Nothing wrong with writing code. Code is speech, that's settled law. But the Tornado Cash team wasn't just publishing. They were building a tool. Semenov styled himself as a co-founder and the group advertised open positions on its website.
Okay, how does that relate to open source contributors? Can you retroactively read their minds and determine their intent? Why does their intent even matter? What they were doing was not illegal at the time, and now they are being punished by the US.
It doesn’t. Tornado was used to launder money. That’s all that matters.
My guess is the only people in real legal jeopardy are those who kept working on it after its involvement in laundering was exposed. (I’m assuming they weren’t in on the laundering.) For GitHub, figuring out who those people are is impossible. So they’re being cautious and cutting ties more broadly.
There is a creep problem to sanctions. Some companies in Russia are banned. Suddenly everyone from Cyprus is under extra scrutiny, since you don’t want to be the dupe they used to launder their money. Tornado and its developers were those dupes. But it has been illegal to help North Koreans launder money since before Tornado was founded. It remained illegal when it became known North Korea used Tornado to launder money. Anyone going into money services knows, or is negligent in not knowing, that these laws apply to them. It’s tough to have sympathy for anyone who kept ties. Particularly when the punishment, so far, is simply ostracism.
The US didn't mandate deletion of their Github account.

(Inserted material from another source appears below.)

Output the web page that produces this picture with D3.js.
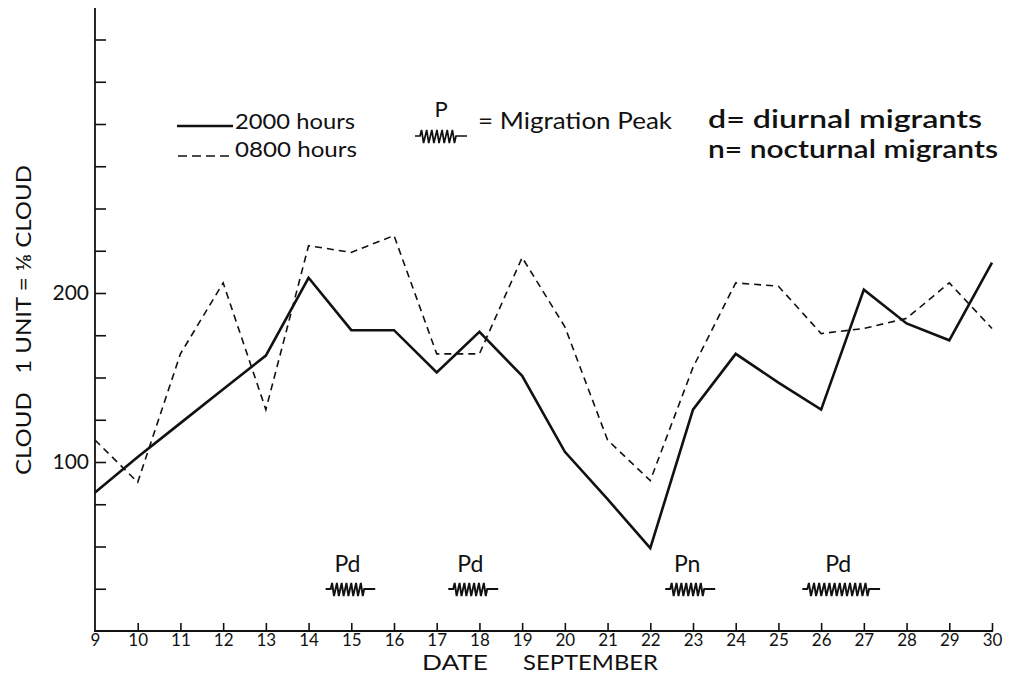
<!DOCTYPE html>
<html>
<head>
<meta charset="utf-8">
<script src="https://cdn.jsdelivr.net/npm/d3@7"></script>
<style>
  html, body { margin: 0; padding: 0; background: #fff; }
  svg { display: block; font-family: Lato, "Open Sans", sans-serif; }
</style>
</head>
<body>
<svg id="chart" width="1011" height="680"></svg>
<script>
// Days of September
const days = [9, 10, 11, 12, 13, 14, 15, 16, 17, 18, 19, 20, 21, 22, 23, 24, 25, 26, 27, 28, 29, 30];
// Cloud readings (1 unit = 1/8 cloud)
const cloud2000 = [82, 103, 123, 143, 163, 209, 178, 178, 153, 177, 151, 106, 78, 49, 131, 164, 147, 131, 202, 182, 172, 218];
const cloud0800 = [113, 88, 164, 206, 131, 228, 224, 234, 164, 164, 221, 180, 113, 89, 156, 206, 204, 176, 179, 185, 206, 179];
// Y tick values (every 25 units) and the labelled ones
const yTicks = [25, 50, 75, 100, 125, 150, 175, 200, 225, 250, 275, 300, 325, 350];
const yLabelled = [100, 200];
// Migration peaks: label, start day, end day
const peakLabels = ["Pd", "Pd", "Pn", "Pd"];
const peakStart = [14.4, 17.27, 22.35, 25.56];
const peakEnd = [15.56, 18.44, 23.52, 27.38];

const svg = d3.select("#chart");
const x = d3.scaleLinear().domain([9, 30]).range([95, 992]);
const y = d3.scaleLinear().domain([0, 200]).range([631, 293]);
const ink = "#111";

// Y axis: ticks point inward, only 100 and 200 are labelled
const yAxis = d3.axisLeft(y).tickValues(yTicks).tickSize(-11)
  .tickFormat(d => yLabelled.includes(d) ? d : "");
const gy = svg.append("g").attr("transform", "translate(95,0)").call(yAxis);
gy.select(".domain").remove();
gy.selectAll(".tick line").attr("stroke", ink).attr("stroke-width", 1.6);
gy.selectAll(".tick text").attr("x", -6).attr("fill", ink)
  .style("font-size", "21px").style("font-family", "Lato, sans-serif");
svg.append("line").attr("x1", 95).attr("x2", 95).attr("y1", 8).attr("y2", 632)
  .attr("stroke", ink).attr("stroke-width", 1.8);

// X axis: ticks point upward
const xAxis = d3.axisBottom(x).tickValues(days).tickSize(-8).tickFormat(d3.format("d"));
const gx = svg.append("g").attr("transform", "translate(0,631)").call(xAxis);
gx.select(".domain").remove();
gx.selectAll(".tick line").attr("stroke", ink).attr("stroke-width", 1.6);
gx.selectAll(".tick text").attr("y", 3).attr("fill", ink)
  .style("font-size", "17px").style("font-family", "Lato, sans-serif");
gx.selectAll(".tick").filter(d => d === 9).select("line").remove();
svg.append("line").attr("x1", 94).attr("x2", 993).attr("y1", 631).attr("y2", 631)
  .attr("stroke", ink).attr("stroke-width", 1.8);

// Axis titles
svg.append("text").attr("x", 422).attr("y", 670).attr("fill", ink)
  .style("font-size", "21px").attr("textLength", 66).attr("lengthAdjust", "spacingAndGlyphs")
  .text("DATE");
svg.append("text").attr("x", 523).attr("y", 670).attr("fill", ink)
  .style("font-size", "21px").attr("textLength", 135).attr("lengthAdjust", "spacingAndGlyphs")
  .text("SEPTEMBER");
svg.append("text").attr("transform", "translate(31,320) rotate(-90)")
  .attr("text-anchor", "middle").attr("fill", ink).style("font-size", "22px")
  .attr("xml:space", "preserve").attr("textLength", 310).attr("lengthAdjust", "spacingAndGlyphs")
  .text("CLOUD   1 UNIT = ⅛ CLOUD");

// Series lines
const line = d3.line().x((d, i) => x(days[i])).y(d => y(d));
svg.append("path").datum(cloud0800).attr("d", line).attr("fill", "none")
  .attr("stroke", ink).attr("stroke-width", 1.6).attr("stroke-dasharray", "7,5");
svg.append("path").datum(cloud2000).attr("d", line).attr("fill", "none")
  .attr("stroke", ink).attr("stroke-width", 2.6).attr("stroke-linejoin", "miter");

// Zig-zag "migration peak" symbol between x0 and x1 at height cy
function springPath(x0, x1, cy) {
  const a = x0 + 5, b = x1 - 11;
  const n = Math.max(4, Math.round((b - a) / 5));
  const step = (b - a) / n;
  let p = `M${x0},${cy}L${a},${cy}`;
  for (let i = 0; i < n; i++) {
    const xs = a + i * step;
    p += `L${xs + step * 0.3},${cy - 6}L${xs + step * 0.7},${cy + 7}`;
  }
  p += `L${b},${cy}L${x1},${cy}`;
  return p;
}

const peaks = svg.append("g");
peakLabels.forEach((lab, i) => {
  const x0 = x(peakStart[i]), x1 = x(peakEnd[i]);
  peaks.append("path").attr("d", springPath(x0, x1, 589)).attr("fill", "none")
    .attr("stroke", ink).attr("stroke-width", 1.9);
  peaks.append("text").attr("x", (x0 + x1) / 2 - 3).attr("y", 572)
    .attr("text-anchor", "middle").attr("fill", ink).style("font-size", "23px")
    .text(lab);
});

// Legend
const lg = svg.append("g");
lg.append("line").attr("x1", 177).attr("x2", 233).attr("y1", 126).attr("y2", 126)
  .attr("stroke", ink).attr("stroke-width", 2.6);
lg.append("text").attr("x", 235).attr("y", 129).attr("fill", ink)
  .style("font-size", "22px").attr("textLength", 120).attr("lengthAdjust", "spacingAndGlyphs")
  .text("2000 hours");
lg.append("line").attr("x1", 178).attr("x2", 234).attr("y1", 156).attr("y2", 156)
  .attr("stroke", ink).attr("stroke-width", 1.4).attr("stroke-dasharray", "9,5");
lg.append("text").attr("x", 235).attr("y", 157).attr("fill", ink)
  .style("font-size", "22px").attr("textLength", 122).attr("lengthAdjust", "spacingAndGlyphs")
  .text("0800 hours");

lg.append("text").attr("x", 441).attr("y", 117).attr("text-anchor", "middle")
  .attr("fill", ink).style("font-size", "22px").text("P");
lg.append("path").attr("d", springPath(415, 467, 136)).attr("fill", "none")
  .attr("stroke", ink).attr("stroke-width", 1.7);
lg.append("text").attr("x", 478).attr("y", 129).attr("fill", ink)
  .style("font-size", "23px").attr("textLength", 194).attr("lengthAdjust", "spacingAndGlyphs")
  .text("= Migration Peak");

lg.append("text").attr("x", 708).attr("y", 128).attr("fill", ink)
  .style("font-size", "25px").style("font-weight", 600)
  .attr("textLength", 274).attr("lengthAdjust", "spacingAndGlyphs")
  .text("d= diurnal migrants");
lg.append("text").attr("x", 708).attr("y", 158).attr("fill", ink)
  .style("font-size", "25px").style("font-weight", 600)
  .attr("textLength", 290).attr("lengthAdjust", "spacingAndGlyphs")
  .text("n= nocturnal migrants");
</script>
</body>
</html>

The US isn't punishing them – you can tell because they didn't put them explicitly on the SDN list.
Microsoft made the choice to remove their accounts. Their compliance team likely looked and said "$ we make from these devs < $$$ we'd pay to our lawyers to simply decide if we should keep them on our platform."
And what if they did so before the sanctions? Is the US so happy to retroactively punish people who literally did nothing wrong?